■ **Material**

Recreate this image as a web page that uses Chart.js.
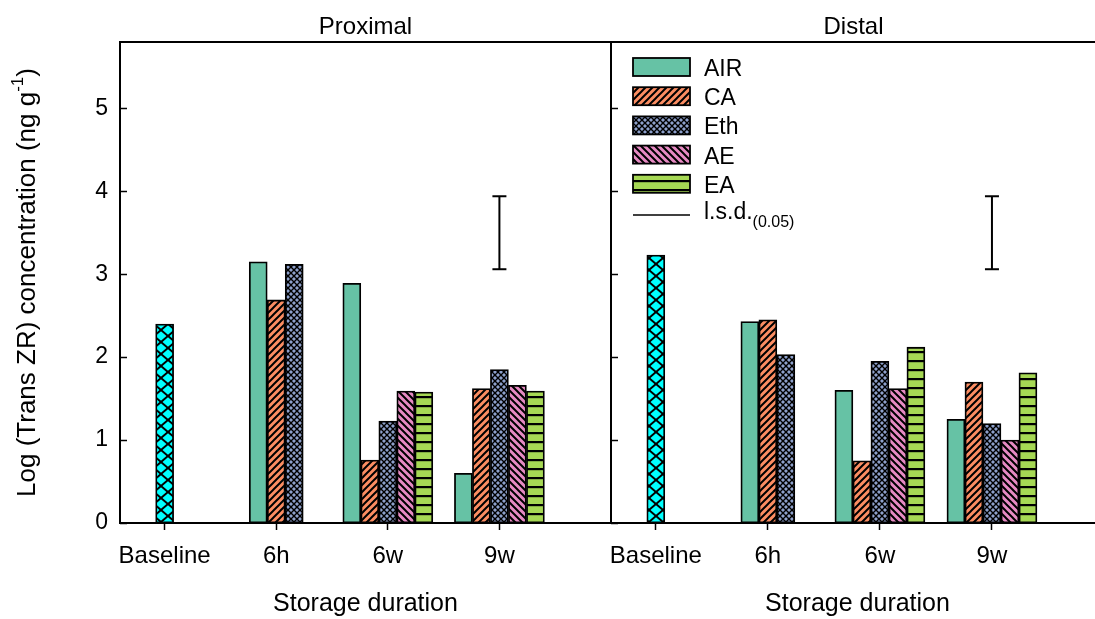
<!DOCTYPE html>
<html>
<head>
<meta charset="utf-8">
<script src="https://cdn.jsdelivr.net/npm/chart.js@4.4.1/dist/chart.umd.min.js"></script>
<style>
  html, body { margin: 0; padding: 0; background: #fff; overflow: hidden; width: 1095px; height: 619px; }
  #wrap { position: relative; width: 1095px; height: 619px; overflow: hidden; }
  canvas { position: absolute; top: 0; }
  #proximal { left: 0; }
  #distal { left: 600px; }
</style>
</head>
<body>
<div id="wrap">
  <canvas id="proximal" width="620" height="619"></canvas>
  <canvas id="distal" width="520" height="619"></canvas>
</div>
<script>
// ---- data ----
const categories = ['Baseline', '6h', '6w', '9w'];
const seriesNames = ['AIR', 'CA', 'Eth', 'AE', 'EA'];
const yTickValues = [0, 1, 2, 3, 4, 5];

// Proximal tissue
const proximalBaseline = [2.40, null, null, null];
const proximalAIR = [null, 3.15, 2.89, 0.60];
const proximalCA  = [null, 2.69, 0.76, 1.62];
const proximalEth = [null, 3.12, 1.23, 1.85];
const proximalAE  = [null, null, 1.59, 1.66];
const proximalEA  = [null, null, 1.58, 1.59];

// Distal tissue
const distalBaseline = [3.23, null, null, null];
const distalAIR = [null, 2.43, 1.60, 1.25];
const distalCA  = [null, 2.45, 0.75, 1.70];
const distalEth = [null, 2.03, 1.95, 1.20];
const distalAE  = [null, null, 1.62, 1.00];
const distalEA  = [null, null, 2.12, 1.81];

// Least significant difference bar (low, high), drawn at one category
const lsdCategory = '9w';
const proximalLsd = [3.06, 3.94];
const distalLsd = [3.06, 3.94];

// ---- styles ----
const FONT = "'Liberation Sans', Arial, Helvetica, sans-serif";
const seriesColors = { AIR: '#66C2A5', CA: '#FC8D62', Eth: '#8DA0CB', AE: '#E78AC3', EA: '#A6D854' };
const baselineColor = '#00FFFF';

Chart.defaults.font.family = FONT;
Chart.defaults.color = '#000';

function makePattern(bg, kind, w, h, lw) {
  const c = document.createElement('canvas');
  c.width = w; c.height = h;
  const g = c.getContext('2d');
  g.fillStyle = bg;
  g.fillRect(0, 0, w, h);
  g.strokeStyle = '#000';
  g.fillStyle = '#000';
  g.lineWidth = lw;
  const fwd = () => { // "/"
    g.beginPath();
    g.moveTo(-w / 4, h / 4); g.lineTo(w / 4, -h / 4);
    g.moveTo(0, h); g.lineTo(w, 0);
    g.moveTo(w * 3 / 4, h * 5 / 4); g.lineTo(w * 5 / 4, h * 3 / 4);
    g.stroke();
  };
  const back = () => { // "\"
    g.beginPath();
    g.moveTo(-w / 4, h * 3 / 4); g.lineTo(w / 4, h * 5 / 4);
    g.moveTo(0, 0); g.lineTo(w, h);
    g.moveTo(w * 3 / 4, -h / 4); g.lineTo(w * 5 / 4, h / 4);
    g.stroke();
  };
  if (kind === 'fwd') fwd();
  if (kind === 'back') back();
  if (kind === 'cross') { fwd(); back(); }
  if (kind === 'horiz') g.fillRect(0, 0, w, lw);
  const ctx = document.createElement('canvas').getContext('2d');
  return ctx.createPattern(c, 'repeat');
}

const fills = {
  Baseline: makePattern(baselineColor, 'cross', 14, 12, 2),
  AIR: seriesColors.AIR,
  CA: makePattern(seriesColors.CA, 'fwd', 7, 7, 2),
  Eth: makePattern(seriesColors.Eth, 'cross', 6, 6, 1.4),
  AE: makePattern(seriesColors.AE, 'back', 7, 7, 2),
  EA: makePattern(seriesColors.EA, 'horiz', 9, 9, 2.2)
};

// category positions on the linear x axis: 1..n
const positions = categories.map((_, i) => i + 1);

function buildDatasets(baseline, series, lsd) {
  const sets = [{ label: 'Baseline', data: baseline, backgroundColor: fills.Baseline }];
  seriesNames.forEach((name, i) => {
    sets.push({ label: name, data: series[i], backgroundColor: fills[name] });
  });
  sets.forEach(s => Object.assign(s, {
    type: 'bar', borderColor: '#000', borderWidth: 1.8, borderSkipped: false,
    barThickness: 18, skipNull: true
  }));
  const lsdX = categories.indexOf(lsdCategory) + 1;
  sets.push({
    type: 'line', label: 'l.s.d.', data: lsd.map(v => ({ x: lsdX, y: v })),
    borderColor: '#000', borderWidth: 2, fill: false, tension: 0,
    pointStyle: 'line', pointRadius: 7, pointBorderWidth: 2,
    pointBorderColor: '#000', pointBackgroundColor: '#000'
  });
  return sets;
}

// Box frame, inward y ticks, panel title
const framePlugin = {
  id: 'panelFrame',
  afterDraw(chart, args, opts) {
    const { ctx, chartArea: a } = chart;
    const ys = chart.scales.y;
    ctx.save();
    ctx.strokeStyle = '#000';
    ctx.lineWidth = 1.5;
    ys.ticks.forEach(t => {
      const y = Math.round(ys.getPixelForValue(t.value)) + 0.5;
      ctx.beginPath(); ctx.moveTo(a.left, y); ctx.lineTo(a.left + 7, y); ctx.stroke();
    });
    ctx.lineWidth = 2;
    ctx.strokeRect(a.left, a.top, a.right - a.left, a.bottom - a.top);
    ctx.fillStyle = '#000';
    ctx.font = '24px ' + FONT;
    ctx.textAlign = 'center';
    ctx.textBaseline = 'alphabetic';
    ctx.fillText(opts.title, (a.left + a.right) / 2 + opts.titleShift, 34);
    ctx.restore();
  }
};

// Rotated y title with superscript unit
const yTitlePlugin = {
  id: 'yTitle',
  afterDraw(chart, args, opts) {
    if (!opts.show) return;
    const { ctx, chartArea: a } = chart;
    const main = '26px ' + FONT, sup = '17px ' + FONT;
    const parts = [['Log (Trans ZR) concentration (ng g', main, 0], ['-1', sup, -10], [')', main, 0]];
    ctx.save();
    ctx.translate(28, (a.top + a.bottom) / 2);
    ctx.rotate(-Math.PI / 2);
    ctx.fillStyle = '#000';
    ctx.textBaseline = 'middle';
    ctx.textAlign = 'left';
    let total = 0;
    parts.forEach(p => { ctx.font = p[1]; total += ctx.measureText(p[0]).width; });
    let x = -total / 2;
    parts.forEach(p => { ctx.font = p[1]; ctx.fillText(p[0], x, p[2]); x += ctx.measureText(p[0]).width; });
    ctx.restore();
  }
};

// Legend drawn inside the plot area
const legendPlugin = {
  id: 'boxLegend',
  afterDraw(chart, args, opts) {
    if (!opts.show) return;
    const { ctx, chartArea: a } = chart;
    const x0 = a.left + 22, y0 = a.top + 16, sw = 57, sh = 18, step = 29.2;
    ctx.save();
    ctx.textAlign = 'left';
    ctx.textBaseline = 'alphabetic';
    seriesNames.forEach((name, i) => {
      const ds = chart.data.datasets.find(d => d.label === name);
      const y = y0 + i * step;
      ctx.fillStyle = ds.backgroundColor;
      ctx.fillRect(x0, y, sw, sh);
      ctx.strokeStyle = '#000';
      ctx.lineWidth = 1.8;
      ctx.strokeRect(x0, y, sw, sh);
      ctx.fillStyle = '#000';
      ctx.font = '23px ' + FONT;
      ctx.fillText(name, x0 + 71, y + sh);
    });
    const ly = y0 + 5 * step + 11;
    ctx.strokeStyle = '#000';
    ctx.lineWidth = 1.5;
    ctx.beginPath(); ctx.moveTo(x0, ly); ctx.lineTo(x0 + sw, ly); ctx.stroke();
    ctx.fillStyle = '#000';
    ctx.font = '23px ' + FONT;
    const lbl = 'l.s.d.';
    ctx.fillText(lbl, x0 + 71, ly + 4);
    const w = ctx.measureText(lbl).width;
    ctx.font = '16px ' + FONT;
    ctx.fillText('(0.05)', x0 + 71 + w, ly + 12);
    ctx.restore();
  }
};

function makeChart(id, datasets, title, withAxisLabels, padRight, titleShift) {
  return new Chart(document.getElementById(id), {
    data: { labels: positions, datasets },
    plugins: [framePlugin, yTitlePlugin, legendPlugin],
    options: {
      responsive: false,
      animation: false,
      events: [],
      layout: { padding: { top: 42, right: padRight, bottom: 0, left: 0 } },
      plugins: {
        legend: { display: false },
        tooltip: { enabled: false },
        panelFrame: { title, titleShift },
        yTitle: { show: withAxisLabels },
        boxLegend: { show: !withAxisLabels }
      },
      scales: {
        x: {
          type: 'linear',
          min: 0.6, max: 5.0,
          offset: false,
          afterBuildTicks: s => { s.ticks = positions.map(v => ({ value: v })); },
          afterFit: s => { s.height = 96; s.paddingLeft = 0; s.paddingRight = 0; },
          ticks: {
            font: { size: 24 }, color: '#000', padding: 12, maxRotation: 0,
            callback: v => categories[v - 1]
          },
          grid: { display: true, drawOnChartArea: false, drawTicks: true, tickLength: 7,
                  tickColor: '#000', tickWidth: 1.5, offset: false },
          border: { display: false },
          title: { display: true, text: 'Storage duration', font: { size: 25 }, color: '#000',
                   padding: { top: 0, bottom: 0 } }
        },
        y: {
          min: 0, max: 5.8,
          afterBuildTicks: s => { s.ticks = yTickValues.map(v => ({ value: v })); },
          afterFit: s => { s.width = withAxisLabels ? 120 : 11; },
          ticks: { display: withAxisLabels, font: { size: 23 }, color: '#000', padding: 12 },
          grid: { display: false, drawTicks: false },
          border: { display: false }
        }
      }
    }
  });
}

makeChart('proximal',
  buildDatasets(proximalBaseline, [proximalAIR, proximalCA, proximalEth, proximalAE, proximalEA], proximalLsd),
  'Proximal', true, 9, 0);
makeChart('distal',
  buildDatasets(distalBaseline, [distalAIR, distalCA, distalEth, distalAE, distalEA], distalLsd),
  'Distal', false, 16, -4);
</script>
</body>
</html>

■ **What you are asked to do**
Write out nothing but the lines from the start of the data through the line with "Chart.defaults.color = '#000';". Leave out the pictures.

■ **Correct result**
Recreate this image as a web page that uses Chart.js.
<!DOCTYPE html>
<html>
<head>
<meta charset="utf-8">
<script src="https://cdn.jsdelivr.net/npm/chart.js@4.4.1/dist/chart.umd.min.js"></script>
<style>
  html, body { margin: 0; padding: 0; background: #fff; overflow: hidden; width: 1095px; height: 619px; }
  #wrap { position: relative; width: 1095px; height: 619px; overflow: hidden; }
  canvas { position: absolute; top: 0; }
  #proximal { left: 0; }
  #distal { left: 600px; }
</style>
</head>
<body>
<div id="wrap">
  <canvas id="proximal" width="620" height="619"></canvas>
  <canvas id="distal" width="520" height="619"></canvas>
</div>
<script>
// ---- data ----
const categories = ['Baseline', '6h', '6w', '9w'];
const seriesNames = ['AIR', 'CA', 'Eth', 'AE', 'EA'];
const yTickValues = [0, 1, 2, 3, 4, 5];

// Proximal tissue
const proximalBaseline = [2.40, null, null, null];
const proximalAIR = [null, 3.15, 2.89, 0.60];
const proximalCA  = [null, 2.69, 0.76, 1.62];
const proximalEth = [null, 3.12, 1.23, 1.85];
const proximalAE  = [null, null, 1.59, 1.66];
const proximalEA  = [null, null, 1.58, 1.59];

// Distal tissue
const distalBaseline = [3.23, null, null, null];
const distalAIR = [null, 2.43, 1.60, 1.25];
const distalCA  = [null, 2.45, 0.75, 1.70];
const distalEth = [null, 2.03, 1.95, 1.20];
const distalAE  = [null, null, 1.62, 1.00];
const distalEA  = [null, null, 2.12, 1.81];

// Least significant difference bar (low, high), drawn at one category
const lsdCategory = '9w';
const proximalLsd = [3.06, 3.94];
const distalLsd = [3.06, 3.94];

// ---- styles ----
const FONT = "'Liberation Sans', Arial, Helvetica, sans-serif";
const seriesColors = { AIR: '#66C2A5', CA: '#FC8D62', Eth: '#8DA0CB', AE: '#E78AC3', EA: '#A6D854' };
const baselineColor = '#00FFFF';

Chart.defaults.font.family = FONT;
Chart.defaults.color = '#000';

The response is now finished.